Last night we started cleaning up our mess in the office and finding places to put the furniture. Some things are going into storage in the basement, but we still need to move our only phone jack so we still have Internet and figure out where to put one of the desks.

Once the demo is done we’ll be able to close up the remaining window on the North wall and replace the load-bearing wall that runs from front to back with an LVL beam and columns. LVL is laminated veneer lumber, an engineered beam that is stronger and stiffer than wood. That will allow us to have the open plan we want while still properly supporting the second floor.

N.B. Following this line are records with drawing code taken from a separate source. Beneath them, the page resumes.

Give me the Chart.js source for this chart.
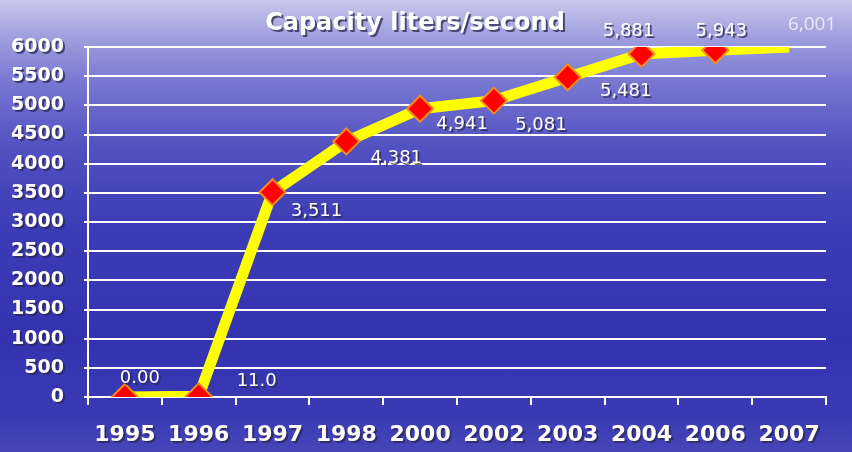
<!DOCTYPE html>
<html>
<head>
<meta charset="utf-8">
<script src="https://cdn.jsdelivr.net/npm/chart.js@4"></script>
<style>
  html, body { margin: 0; padding: 0; }
  body {
    width: 852px; height: 452px; overflow: hidden;
    background: linear-gradient(to bottom, #c8c8ec 0%, #a4a4e0 7%, #7878d2 18%, #5252c2 32%, #3c3cb6 50%, #3333b0 75%, #3a3ab4 92%, #4646b8 100%);
  }
  #wrap { position: relative; width: 852px; height: 452px; }
</style>
</head>
<body>
<div id="wrap"><canvas id="myChart" width="852" height="452"></canvas></div>
<script>
// data
const years = ['1995', '1996', '1997', '1998', '2000', '2002', '2003', '2004', '2006', '2007'];
const capacity = [0, 11, 3511, 4381, 4941, 5081, 5481, 5881, 5943, 6001];
const valueLabels = ['0.00', '11.0', '3,511', '4,381', '4,941', '5,081', '5,481', '5,881', '5,943', '6,001'];
const yMin = 0, yMax = 6000, yStep = 500;
const chartTitle = 'Capacity liters/second';

// where each value label sits relative to its point
const labelOffsets = [[15, -19], [58, -15], [44, 19], [50, 17], [42, 16], [47, 25], [58, 14], [-13, -23], [6, -19], [23, -22]];

const shadowText = function (ctx) {
    ctx.shadowColor = 'rgba(40,40,80,0.75)';
    ctx.shadowOffsetX = 2;
    ctx.shadowOffsetY = 2;
    ctx.shadowBlur = 0;
};

const decor = {
    id: 'decor',
    afterLayout(chart) {
        Object.values(chart.scales).forEach(function (s) {
            if (s._patched) return;
            const orig = s.drawLabels.bind(s);
            s.drawLabels = function (area) {
                const ctx = chart.ctx;
                ctx.save();
                shadowText(ctx);
                orig(area);
                ctx.restore();
            };
            s._patched = true;
        });
    },
    afterDatasetsDraw(chart) {
        const ctx = chart.ctx;
        const pts = chart.getDatasetMeta(0).data;
        ctx.save();
        ctx.textAlign = 'center';
        ctx.textBaseline = 'middle';
        pts.forEach(function (p, i) {
            const off = labelOffsets[i];
            ctx.save();
            if (i === pts.length - 1) {
                ctx.font = '19px "Open Sans"';
                ctx.fillStyle = 'rgba(240,240,250,0.9)';
            } else {
                ctx.font = '18px "DejaVu Sans"';
                ctx.fillStyle = '#ffffff';
                shadowText(ctx);
            }
            ctx.fillText(valueLabels[i], p.x + off[0], p.y + off[1]);
            ctx.restore();
        });
        // title
        ctx.font = 'bold 24px "DejaVu Sans"';
        ctx.textBaseline = 'alphabetic';
        ctx.fillStyle = '#ffffff';
        shadowText(ctx);
        ctx.fillText(chartTitle, 415, 30);
        ctx.restore();
    }
};

var ctx = document.getElementById('myChart').getContext('2d');

var myChart = new Chart(ctx, {
    type: 'line',
    data: {
        labels: years,
        datasets: [{
            label: chartTitle,
            data: capacity,
            borderColor: '#ffff00',
            borderWidth: 11,
            borderJoinStyle: 'round',
            tension: 0,
            pointStyle: 'rectRot',
            pointRadius: capacity.map((v, i) => i === capacity.length - 1 ? 0 : 13),
            pointBackgroundColor: '#ff0000',
            pointBorderColor: '#f58a1f',
            pointBorderWidth: 2
        }]
    },
    plugins: [decor],
    options: {
        responsive: false,
        animation: false,
        layout: { padding: { top: 47, right: 26, left: 0, bottom: 0 } },
        plugins: {
            legend: { display: false },
            title: { display: false },
            tooltip: { enabled: false }
        },
        scales: {
            x: {
                offset: true,
                afterFit(s) { s.height = 55; },
                grid: { offset: true, drawOnChartArea: false, drawTicks: true, tickLength: 8, color: '#ffffff', lineWidth: 2 },
                border: { color: '#ffffff', width: 2 },
                ticks: {
                    color: '#ffffff',
                    padding: 17,
                    maxRotation: 0,
                    autoSkip: false,
                    font: { family: 'DejaVu Sans', size: 22, weight: 'bold' }
                }
            },
            y: {
                min: yMin,
                max: yMax,
                afterFit(s) { s.width = 88; },
                grid: { color: '#ffffff', lineWidth: 2, drawTicks: true, tickLength: 4 },
                border: { color: '#ffffff', width: 2 },
                ticks: {
                    stepSize: yStep,
                    color: '#ffffff',
                    padding: 20,
                    callback: (v) => String(v),
                    font: { family: 'DejaVu Sans', size: 19, weight: 'bold' }
                }
            }
        }
    }
});
</script>
</body>
</html>
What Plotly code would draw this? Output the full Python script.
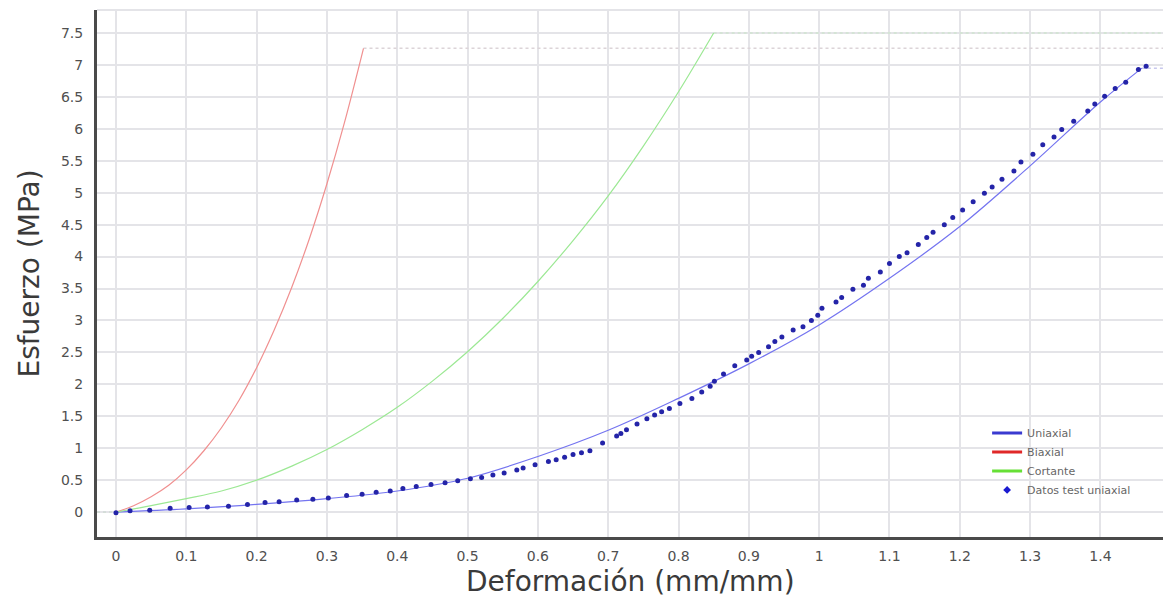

The open question is whether or not we should build temporary stairs or make do with the stairs on the back porch. It’s going to take some time to get the beam in place, re-frame the joists both in the floor and the ceiling, install new subfloor, and build a proper set of stairs. We might be able to build a temporary set of stairs in the mean time just by cutting some stringers and reusing the existing treads. The only trick will be the winders that we have now. I may just build a landing and make the straight run a bit longer, but I’m not sure yet if that will fit.